BRIEF:
Quote all of the data exactly as given. Skip every picture it contains.
────────
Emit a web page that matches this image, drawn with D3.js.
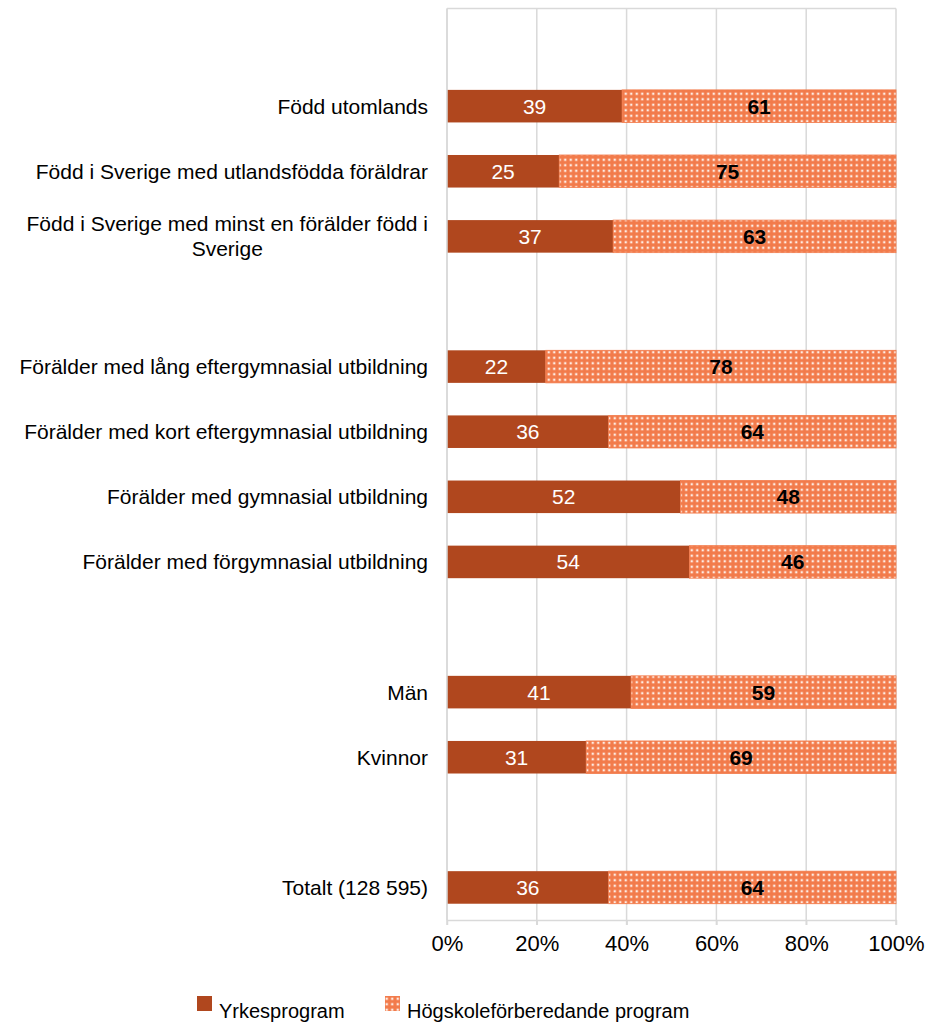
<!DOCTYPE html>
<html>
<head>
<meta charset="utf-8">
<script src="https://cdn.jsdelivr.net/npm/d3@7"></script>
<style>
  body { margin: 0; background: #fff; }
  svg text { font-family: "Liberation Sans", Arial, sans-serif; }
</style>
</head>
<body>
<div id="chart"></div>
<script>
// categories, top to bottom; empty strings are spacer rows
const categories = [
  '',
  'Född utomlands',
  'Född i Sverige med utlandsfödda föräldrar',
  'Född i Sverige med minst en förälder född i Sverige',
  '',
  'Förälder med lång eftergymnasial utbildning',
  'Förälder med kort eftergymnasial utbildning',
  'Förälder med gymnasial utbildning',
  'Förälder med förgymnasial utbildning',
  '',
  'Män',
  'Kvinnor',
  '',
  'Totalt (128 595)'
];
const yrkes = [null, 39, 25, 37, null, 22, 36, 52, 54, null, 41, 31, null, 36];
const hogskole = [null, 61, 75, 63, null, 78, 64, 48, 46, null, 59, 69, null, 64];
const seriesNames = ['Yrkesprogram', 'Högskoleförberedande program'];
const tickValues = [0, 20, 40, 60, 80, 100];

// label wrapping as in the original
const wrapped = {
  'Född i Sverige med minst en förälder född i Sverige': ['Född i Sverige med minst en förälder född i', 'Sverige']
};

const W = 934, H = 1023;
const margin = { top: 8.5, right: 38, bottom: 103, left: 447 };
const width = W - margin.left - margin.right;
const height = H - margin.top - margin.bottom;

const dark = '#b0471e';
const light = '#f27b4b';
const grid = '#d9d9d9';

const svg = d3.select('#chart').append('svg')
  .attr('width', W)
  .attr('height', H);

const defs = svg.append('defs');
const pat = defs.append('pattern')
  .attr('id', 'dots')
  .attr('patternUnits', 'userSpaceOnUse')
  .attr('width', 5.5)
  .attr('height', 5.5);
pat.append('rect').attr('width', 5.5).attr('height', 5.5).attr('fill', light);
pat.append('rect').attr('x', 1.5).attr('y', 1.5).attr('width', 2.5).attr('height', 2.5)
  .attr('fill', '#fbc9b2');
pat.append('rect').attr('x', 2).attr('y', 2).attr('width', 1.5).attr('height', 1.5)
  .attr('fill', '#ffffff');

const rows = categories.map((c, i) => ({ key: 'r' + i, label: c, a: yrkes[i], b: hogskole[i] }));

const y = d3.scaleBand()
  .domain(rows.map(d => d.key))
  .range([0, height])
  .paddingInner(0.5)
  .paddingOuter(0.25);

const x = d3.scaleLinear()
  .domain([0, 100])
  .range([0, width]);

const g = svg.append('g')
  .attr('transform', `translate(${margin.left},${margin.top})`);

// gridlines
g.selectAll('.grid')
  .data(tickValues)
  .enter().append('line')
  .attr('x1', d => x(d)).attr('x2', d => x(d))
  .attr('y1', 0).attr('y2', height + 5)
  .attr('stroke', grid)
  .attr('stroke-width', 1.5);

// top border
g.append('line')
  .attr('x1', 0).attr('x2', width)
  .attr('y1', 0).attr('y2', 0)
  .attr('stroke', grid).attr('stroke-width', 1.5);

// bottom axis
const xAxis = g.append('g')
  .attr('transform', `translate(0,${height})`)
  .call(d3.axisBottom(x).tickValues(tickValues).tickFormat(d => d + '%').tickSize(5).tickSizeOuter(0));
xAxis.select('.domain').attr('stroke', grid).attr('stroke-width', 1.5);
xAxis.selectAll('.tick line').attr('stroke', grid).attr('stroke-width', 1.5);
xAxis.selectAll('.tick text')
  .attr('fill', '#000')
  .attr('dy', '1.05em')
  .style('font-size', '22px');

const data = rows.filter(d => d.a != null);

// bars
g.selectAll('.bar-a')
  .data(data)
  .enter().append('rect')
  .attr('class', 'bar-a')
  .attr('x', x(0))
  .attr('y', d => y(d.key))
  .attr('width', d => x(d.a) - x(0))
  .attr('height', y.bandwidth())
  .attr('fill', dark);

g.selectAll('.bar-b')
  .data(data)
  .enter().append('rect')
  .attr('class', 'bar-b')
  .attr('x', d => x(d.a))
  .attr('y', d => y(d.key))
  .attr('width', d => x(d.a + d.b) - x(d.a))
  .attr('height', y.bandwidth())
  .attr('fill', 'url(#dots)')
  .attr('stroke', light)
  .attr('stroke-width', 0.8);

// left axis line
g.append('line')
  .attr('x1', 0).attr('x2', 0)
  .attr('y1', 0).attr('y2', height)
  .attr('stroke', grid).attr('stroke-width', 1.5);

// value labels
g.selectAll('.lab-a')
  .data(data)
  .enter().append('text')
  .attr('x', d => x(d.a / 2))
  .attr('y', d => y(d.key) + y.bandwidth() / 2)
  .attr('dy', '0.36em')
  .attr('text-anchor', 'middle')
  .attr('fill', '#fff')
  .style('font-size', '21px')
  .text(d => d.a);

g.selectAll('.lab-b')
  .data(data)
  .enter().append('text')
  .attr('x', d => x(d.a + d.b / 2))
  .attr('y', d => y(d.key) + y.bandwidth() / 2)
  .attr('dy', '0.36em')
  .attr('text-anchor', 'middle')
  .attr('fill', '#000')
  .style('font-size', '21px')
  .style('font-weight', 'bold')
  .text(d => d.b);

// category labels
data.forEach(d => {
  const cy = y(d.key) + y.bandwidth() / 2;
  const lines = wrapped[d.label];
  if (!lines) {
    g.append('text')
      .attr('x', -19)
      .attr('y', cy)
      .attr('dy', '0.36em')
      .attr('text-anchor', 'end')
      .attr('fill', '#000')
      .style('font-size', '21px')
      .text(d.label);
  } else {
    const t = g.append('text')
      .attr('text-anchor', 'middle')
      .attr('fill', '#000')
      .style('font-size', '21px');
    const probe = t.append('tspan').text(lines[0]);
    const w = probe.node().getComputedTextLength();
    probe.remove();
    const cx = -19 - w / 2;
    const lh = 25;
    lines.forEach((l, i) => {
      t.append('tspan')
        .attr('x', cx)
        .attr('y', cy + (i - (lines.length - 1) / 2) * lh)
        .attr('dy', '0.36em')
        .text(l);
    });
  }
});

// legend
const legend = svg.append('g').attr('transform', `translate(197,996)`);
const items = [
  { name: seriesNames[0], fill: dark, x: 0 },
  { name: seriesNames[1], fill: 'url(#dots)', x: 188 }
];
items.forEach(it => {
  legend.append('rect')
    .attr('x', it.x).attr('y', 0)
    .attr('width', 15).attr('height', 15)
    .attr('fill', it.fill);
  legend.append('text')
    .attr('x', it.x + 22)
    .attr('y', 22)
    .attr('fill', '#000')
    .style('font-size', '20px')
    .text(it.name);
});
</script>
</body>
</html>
────────
ANSWER TO THE EXERCISE:
Emit a web page that matches this image, drawn with D3.js.
<!DOCTYPE html>
<html>
<head>
<meta charset="utf-8">
<script src="https://cdn.jsdelivr.net/npm/d3@7"></script>
<style>
  body { margin: 0; background: #fff; }
  svg text { font-family: "Liberation Sans", Arial, sans-serif; }
</style>
</head>
<body>
<div id="chart"></div>
<script>
// categories, top to bottom; empty strings are spacer rows
const categories = [
  '',
  'Född utomlands',
  'Född i Sverige med utlandsfödda föräldrar',
  'Född i Sverige med minst en förälder född i Sverige',
  '',
  'Förälder med lång eftergymnasial utbildning',
  'Förälder med kort eftergymnasial utbildning',
  'Förälder med gymnasial utbildning',
  'Förälder med förgymnasial utbildning',
  '',
  'Män',
  'Kvinnor',
  '',
  'Totalt (128 595)'
];
const yrkes = [null, 39, 25, 37, null, 22, 36, 52, 54, null, 41, 31, null, 36];
const hogskole = [null, 61, 75, 63, null, 78, 64, 48, 46, null, 59, 69, null, 64];
const seriesNames = ['Yrkesprogram', 'Högskoleförberedande program'];
const tickValues = [0, 20, 40, 60, 80, 100];

// label wrapping as in the original
const wrapped = {
  'Född i Sverige med minst en förälder född i Sverige': ['Född i Sverige med minst en förälder född i', 'Sverige']
};

const W = 934, H = 1023;
const margin = { top: 8.5, right: 38, bottom: 103, left: 447 };
const width = W - margin.left - margin.right;
const height = H - margin.top - margin.bottom;

const dark = '#b0471e';
const light = '#f27b4b';
const grid = '#d9d9d9';

const svg = d3.select('#chart').append('svg')
  .attr('width', W)
  .attr('height', H);

const defs = svg.append('defs');
const pat = defs.append('pattern')
  .attr('id', 'dots')
  .attr('patternUnits', 'userSpaceOnUse')
  .attr('width', 5.5)
  .attr('height', 5.5);
pat.append('rect').attr('width', 5.5).attr('height', 5.5).attr('fill', light);
pat.append('rect').attr('x', 1.5).attr('y', 1.5).attr('width', 2.5).attr('height', 2.5)
  .attr('fill', '#fbc9b2');
pat.append('rect').attr('x', 2).attr('y', 2).attr('width', 1.5).attr('height', 1.5)
  .attr('fill', '#ffffff');

const rows = categories.map((c, i) => ({ key: 'r' + i, label: c, a: yrkes[i], b: hogskole[i] }));

const y = d3.scaleBand()
  .domain(rows.map(d => d.key))
  .range([0, height])
  .paddingInner(0.5)
  .paddingOuter(0.25);

const x = d3.scaleLinear()
  .domain([0, 100])
  .range([0, width]);

const g = svg.append('g')
  .attr('transform', `translate(${margin.left},${margin.top})`);

// gridlines
g.selectAll('.grid')
  .data(tickValues)
  .enter().append('line')
  .attr('x1', d => x(d)).attr('x2', d => x(d))
  .attr('y1', 0).attr('y2', height + 5)
  .attr('stroke', grid)
  .attr('stroke-width', 1.5);

// top border
g.append('line')
  .attr('x1', 0).attr('x2', width)
  .attr('y1', 0).attr('y2', 0)
  .attr('stroke', grid).attr('stroke-width', 1.5);

// bottom axis
const xAxis = g.append('g')
  .attr('transform', `translate(0,${height})`)
  .call(d3.axisBottom(x).tickValues(tickValues).tickFormat(d => d + '%').tickSize(5).tickSizeOuter(0));
xAxis.select('.domain').attr('stroke', grid).attr('stroke-width', 1.5);
xAxis.selectAll('.tick line').attr('stroke', grid).attr('stroke-width', 1.5);
xAxis.selectAll('.tick text')
  .attr('fill', '#000')
  .attr('dy', '1.05em')
  .style('font-size', '22px');

const data = rows.filter(d => d.a != null);

// bars
g.selectAll('.bar-a')
  .data(data)
  .enter().append('rect')
  .attr('class', 'bar-a')
  .attr('x', x(0))
  .attr('y', d => y(d.key))
  .attr('width', d => x(d.a) - x(0))
  .attr('height', y.bandwidth())
  .attr('fill', dark);

g.selectAll('.bar-b')
  .data(data)
  .enter().append('rect')
  .attr('class', 'bar-b')
  .attr('x', d => x(d.a))
  .attr('y', d => y(d.key))
  .attr('width', d => x(d.a + d.b) - x(d.a))
  .attr('height', y.bandwidth())
  .attr('fill', 'url(#dots)')
  .attr('stroke', light)
  .attr('stroke-width', 0.8);

// left axis line
g.append('line')
  .attr('x1', 0).attr('x2', 0)
  .attr('y1', 0).attr('y2', height)
  .attr('stroke', grid).attr('stroke-width', 1.5);

// value labels
g.selectAll('.lab-a')
  .data(data)
  .enter().append('text')
  .attr('x', d => x(d.a / 2))
  .attr('y', d => y(d.key) + y.bandwidth() / 2)
  .attr('dy', '0.36em')
  .attr('text-anchor', 'middle')
  .attr('fill', '#fff')
  .style('font-size', '21px')
  .text(d => d.a);

g.selectAll('.lab-b')
  .data(data)
  .enter().append('text')
  .attr('x', d => x(d.a + d.b / 2))
  .attr('y', d => y(d.key) + y.bandwidth() / 2)
  .attr('dy', '0.36em')
  .attr('text-anchor', 'middle')
  .attr('fill', '#000')
  .style('font-size', '21px')
  .style('font-weight', 'bold')
  .text(d => d.b);

// category labels
data.forEach(d => {
  const cy = y(d.key) + y.bandwidth() / 2;
  const lines = wrapped[d.label];
  if (!lines) {
    g.append('text')
      .attr('x', -19)
      .attr('y', cy)
      .attr('dy', '0.36em')
      .attr('text-anchor', 'end')
      .attr('fill', '#000')
      .style('font-size', '21px')
      .text(d.label);
  } else {
    const t = g.append('text')
      .attr('text-anchor', 'middle')
      .attr('fill', '#000')
      .style('font-size', '21px');
    const probe = t.append('tspan').text(lines[0]);
    const w = probe.node().getComputedTextLength();
    probe.remove();
    const cx = -19 - w / 2;
    const lh = 25;
    lines.forEach((l, i) => {
      t.append('tspan')
        .attr('x', cx)
        .attr('y', cy + (i - (lines.length - 1) / 2) * lh)
        .attr('dy', '0.36em')
        .text(l);
    });
  }
});

// legend
const legend = svg.append('g').attr('transform', `translate(197,996)`);
const items = [
  { name: seriesNames[0], fill: dark, x: 0 },
  { name: seriesNames[1], fill: 'url(#dots)', x: 188 }
];
items.forEach(it => {
  legend.append('rect')
    .attr('x', it.x).attr('y', 0)
    .attr('width', 15).attr('height', 15)
    .attr('fill', it.fill);
  legend.append('text')
    .attr('x', it.x + 22)
    .attr('y', 22)
    .attr('fill', '#000')
    .style('font-size', '20px')
    .text(it.name);
});
</script>
</body>
</html>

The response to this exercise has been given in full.